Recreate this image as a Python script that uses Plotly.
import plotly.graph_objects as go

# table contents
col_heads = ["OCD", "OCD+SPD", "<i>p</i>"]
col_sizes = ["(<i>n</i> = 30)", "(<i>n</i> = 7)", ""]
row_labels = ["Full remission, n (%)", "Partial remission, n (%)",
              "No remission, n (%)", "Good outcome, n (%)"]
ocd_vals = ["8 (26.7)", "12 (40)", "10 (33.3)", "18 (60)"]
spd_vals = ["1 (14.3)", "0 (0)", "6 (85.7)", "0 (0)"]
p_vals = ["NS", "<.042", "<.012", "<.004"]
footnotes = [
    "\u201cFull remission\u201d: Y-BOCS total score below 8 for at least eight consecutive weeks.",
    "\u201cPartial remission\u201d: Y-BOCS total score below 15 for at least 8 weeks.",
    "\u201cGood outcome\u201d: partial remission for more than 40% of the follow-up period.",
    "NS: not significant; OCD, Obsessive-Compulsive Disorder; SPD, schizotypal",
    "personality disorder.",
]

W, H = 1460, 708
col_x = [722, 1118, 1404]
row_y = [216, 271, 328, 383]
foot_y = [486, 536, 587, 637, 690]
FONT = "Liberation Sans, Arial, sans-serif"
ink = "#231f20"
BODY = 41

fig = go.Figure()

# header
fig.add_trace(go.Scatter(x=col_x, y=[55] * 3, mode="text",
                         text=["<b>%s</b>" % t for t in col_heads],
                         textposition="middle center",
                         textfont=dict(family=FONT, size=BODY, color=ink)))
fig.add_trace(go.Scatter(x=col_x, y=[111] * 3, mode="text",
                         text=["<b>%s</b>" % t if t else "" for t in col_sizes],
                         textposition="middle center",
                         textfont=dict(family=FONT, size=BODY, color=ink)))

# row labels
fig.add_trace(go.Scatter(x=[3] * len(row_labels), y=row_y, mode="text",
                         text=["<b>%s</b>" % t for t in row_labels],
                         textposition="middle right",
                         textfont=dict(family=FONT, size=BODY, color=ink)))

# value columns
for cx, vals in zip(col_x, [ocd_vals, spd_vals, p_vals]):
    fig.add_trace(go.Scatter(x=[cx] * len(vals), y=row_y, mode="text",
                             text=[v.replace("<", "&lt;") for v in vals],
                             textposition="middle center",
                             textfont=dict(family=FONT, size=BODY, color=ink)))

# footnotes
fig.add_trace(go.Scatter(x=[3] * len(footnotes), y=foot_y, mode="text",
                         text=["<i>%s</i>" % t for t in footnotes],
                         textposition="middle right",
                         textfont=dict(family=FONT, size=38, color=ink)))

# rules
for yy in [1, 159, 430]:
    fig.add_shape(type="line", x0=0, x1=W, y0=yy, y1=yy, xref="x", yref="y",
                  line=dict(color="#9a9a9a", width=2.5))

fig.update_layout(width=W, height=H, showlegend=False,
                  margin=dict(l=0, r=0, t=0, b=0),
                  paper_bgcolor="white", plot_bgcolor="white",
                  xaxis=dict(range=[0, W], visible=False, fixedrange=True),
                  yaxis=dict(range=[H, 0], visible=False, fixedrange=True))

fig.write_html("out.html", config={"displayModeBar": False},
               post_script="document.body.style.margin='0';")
........
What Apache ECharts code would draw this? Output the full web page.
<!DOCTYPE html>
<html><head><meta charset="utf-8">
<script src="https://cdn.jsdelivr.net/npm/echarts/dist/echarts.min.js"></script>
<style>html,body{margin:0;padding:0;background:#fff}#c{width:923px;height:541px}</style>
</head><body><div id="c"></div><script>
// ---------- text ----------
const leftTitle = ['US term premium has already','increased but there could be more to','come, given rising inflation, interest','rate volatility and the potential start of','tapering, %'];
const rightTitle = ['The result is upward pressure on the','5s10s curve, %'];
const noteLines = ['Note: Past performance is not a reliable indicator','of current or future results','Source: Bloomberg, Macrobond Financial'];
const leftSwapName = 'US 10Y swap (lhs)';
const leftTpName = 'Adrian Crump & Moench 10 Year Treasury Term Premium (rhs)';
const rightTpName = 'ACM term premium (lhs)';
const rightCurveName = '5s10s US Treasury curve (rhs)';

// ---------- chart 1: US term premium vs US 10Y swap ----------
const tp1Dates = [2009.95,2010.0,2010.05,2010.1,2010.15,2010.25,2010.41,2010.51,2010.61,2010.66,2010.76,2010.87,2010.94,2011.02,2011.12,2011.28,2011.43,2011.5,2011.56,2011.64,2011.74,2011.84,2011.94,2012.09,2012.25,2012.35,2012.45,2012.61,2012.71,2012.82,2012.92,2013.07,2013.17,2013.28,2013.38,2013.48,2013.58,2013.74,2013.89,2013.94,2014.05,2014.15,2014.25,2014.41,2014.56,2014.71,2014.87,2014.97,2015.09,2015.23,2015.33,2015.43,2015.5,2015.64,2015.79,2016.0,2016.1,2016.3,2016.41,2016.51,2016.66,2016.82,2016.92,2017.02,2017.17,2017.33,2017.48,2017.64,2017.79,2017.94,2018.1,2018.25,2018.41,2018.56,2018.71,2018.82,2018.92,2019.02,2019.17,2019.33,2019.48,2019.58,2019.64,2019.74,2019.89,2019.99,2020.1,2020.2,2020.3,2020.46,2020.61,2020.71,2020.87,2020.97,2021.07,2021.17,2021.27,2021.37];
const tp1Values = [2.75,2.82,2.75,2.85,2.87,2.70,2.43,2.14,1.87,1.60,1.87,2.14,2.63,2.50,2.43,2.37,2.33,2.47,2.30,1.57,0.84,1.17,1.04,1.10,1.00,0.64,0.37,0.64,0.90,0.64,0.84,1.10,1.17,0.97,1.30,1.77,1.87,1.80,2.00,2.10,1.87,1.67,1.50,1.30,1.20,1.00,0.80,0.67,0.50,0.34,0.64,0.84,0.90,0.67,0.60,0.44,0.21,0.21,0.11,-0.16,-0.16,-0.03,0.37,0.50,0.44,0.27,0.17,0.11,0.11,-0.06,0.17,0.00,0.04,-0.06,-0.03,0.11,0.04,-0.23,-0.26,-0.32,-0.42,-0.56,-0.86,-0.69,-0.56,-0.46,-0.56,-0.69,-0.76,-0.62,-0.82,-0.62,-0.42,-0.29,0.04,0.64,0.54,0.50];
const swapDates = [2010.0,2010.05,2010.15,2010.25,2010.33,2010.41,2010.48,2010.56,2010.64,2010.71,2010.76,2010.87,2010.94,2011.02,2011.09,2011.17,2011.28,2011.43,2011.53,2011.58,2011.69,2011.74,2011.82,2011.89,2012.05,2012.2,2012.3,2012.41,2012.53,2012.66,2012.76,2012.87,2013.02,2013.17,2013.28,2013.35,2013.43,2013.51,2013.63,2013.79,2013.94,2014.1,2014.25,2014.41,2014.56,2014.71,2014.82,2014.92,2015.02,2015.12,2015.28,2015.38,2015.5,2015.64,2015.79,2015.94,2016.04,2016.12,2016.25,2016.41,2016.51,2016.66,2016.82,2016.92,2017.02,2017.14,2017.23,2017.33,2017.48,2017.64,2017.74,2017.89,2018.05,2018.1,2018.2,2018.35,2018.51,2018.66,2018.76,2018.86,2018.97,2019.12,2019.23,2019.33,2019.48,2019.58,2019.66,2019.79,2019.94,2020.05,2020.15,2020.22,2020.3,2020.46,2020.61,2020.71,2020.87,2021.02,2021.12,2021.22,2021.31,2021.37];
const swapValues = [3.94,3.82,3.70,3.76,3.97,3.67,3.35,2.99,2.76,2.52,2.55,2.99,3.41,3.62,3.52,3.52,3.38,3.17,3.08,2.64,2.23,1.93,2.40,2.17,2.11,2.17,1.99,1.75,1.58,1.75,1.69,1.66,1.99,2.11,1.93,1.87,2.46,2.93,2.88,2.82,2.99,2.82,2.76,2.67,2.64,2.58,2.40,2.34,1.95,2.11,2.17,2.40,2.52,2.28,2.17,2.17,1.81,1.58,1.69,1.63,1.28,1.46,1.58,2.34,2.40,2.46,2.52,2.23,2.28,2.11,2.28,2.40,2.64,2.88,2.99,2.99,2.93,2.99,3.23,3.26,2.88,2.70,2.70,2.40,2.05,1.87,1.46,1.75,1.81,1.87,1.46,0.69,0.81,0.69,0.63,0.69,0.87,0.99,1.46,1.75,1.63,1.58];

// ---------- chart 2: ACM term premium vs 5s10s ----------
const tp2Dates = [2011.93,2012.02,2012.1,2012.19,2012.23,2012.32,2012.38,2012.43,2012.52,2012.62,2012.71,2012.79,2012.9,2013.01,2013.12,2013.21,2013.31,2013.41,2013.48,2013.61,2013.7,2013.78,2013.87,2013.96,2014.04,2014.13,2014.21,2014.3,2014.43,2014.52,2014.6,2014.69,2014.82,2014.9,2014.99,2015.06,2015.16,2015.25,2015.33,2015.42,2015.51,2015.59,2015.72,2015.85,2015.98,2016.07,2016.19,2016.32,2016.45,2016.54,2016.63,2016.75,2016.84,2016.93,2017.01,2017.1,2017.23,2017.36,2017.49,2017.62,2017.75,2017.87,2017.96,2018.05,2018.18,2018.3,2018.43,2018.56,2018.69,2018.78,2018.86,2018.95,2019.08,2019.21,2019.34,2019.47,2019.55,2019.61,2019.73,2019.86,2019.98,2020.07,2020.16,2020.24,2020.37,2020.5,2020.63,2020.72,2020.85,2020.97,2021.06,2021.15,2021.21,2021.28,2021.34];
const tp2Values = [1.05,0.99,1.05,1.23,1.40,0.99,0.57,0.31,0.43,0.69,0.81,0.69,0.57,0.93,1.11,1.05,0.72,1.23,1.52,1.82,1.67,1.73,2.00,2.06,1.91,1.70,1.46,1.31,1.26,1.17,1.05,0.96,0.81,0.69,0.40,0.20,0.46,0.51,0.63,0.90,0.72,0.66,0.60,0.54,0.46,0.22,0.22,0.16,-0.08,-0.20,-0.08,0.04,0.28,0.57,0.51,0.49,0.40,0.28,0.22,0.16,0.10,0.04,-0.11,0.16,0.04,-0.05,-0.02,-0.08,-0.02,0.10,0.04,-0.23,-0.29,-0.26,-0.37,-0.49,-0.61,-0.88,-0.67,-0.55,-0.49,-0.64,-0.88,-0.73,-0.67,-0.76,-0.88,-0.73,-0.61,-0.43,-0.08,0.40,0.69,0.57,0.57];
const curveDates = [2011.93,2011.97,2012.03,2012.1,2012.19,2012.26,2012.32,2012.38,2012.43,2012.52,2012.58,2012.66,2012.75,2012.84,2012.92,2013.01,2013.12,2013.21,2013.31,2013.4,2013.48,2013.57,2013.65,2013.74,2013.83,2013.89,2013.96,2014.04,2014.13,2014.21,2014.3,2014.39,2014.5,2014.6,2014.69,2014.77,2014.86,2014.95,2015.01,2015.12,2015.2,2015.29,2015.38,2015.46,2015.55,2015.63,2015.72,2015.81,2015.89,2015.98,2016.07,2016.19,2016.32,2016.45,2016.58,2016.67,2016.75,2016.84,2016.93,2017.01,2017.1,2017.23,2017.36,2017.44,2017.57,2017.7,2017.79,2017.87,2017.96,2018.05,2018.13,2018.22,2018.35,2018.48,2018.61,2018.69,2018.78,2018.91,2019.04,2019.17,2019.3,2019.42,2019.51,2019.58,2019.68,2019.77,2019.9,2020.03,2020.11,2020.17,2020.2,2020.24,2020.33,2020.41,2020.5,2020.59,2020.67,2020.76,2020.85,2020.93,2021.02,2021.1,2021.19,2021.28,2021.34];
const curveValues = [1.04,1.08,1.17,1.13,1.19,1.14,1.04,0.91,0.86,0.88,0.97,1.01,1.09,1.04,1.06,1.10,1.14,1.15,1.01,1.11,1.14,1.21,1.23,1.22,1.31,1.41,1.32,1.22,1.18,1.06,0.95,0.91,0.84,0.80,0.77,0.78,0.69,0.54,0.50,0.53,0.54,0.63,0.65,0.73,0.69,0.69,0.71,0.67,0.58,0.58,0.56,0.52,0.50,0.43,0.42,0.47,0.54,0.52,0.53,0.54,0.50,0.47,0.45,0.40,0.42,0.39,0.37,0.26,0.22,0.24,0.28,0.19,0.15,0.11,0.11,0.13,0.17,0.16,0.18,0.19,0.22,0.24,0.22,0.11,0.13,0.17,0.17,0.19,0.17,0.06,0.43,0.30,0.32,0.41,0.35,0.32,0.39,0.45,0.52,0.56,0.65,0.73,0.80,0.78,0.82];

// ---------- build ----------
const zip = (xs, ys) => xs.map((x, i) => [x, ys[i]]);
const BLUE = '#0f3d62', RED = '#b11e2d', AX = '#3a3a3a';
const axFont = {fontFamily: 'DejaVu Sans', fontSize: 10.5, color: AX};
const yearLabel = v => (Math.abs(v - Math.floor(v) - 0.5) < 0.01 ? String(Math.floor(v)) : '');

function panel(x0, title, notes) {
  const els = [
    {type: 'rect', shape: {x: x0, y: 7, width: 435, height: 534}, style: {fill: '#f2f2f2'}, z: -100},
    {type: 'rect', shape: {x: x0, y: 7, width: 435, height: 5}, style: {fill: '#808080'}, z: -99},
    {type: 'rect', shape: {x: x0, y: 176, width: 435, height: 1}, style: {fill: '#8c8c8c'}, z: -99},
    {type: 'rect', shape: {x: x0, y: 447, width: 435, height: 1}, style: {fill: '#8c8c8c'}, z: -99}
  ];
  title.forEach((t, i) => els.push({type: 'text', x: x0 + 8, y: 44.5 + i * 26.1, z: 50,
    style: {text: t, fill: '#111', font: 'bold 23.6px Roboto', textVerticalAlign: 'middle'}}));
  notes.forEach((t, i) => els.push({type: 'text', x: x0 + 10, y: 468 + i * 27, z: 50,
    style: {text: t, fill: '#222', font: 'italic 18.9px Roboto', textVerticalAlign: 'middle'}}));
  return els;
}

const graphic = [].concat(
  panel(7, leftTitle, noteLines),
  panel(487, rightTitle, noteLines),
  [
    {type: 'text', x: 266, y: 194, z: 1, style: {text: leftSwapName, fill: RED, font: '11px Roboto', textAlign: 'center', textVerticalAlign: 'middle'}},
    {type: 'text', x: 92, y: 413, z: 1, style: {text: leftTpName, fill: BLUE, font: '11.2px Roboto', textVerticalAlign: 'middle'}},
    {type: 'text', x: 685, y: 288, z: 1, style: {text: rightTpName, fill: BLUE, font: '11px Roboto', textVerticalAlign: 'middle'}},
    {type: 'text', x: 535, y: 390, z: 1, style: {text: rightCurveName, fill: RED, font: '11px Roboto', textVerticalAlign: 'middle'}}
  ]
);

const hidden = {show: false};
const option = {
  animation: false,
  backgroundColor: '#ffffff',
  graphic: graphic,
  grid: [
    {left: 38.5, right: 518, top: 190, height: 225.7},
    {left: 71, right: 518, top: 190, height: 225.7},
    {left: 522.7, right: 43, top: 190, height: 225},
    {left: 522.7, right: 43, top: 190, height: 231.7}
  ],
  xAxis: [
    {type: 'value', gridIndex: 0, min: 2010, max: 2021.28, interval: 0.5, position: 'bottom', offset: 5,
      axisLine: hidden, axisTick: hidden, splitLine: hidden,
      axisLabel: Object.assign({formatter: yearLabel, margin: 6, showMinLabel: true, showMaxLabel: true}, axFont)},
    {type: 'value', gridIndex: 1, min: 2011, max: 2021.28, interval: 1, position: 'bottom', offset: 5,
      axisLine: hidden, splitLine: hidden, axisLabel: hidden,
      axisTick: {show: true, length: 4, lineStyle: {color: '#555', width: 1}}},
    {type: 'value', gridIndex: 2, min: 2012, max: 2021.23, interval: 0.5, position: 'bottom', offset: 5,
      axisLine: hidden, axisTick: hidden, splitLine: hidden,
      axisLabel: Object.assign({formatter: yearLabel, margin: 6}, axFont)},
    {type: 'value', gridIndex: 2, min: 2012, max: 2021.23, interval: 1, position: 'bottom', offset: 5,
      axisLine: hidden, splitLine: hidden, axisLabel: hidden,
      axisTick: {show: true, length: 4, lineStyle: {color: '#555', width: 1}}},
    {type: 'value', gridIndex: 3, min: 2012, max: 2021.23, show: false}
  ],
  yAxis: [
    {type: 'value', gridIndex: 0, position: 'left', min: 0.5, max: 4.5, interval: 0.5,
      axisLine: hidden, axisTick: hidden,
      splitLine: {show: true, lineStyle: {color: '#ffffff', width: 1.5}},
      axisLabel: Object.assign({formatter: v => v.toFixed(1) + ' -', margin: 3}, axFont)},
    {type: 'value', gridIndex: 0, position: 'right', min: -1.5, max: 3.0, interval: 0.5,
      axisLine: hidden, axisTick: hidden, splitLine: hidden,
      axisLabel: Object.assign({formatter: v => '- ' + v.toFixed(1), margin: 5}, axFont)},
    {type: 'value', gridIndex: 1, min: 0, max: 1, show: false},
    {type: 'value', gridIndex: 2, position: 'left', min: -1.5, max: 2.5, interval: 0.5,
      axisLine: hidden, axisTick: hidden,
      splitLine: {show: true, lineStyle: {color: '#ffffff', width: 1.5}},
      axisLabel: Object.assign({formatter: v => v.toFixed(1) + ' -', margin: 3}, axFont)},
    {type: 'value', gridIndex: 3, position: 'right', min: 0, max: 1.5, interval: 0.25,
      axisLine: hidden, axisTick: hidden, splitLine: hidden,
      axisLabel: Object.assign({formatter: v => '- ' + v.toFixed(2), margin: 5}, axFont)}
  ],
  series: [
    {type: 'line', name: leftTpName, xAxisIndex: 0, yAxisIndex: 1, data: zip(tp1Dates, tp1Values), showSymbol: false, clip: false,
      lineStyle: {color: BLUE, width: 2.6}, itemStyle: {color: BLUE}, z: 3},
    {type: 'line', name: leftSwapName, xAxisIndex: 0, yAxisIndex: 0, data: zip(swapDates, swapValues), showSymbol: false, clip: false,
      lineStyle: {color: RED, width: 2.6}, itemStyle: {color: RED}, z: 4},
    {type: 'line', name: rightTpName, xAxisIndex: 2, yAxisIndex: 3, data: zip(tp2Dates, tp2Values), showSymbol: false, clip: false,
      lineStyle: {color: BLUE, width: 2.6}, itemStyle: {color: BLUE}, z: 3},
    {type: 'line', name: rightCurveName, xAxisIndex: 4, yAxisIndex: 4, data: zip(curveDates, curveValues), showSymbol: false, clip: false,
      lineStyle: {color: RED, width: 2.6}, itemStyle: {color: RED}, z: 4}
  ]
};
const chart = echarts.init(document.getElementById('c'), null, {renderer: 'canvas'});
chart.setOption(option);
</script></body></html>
........
Exercise details: Starting at the line that contains "Recreate this image" and ending at the line that contains "import plotly.graph_objects as go", repeat each line exactly, both ends included, and nothing else.

Answer to this problem:
Recreate this image as a Python script that uses Plotly.
import plotly.graph_objects as go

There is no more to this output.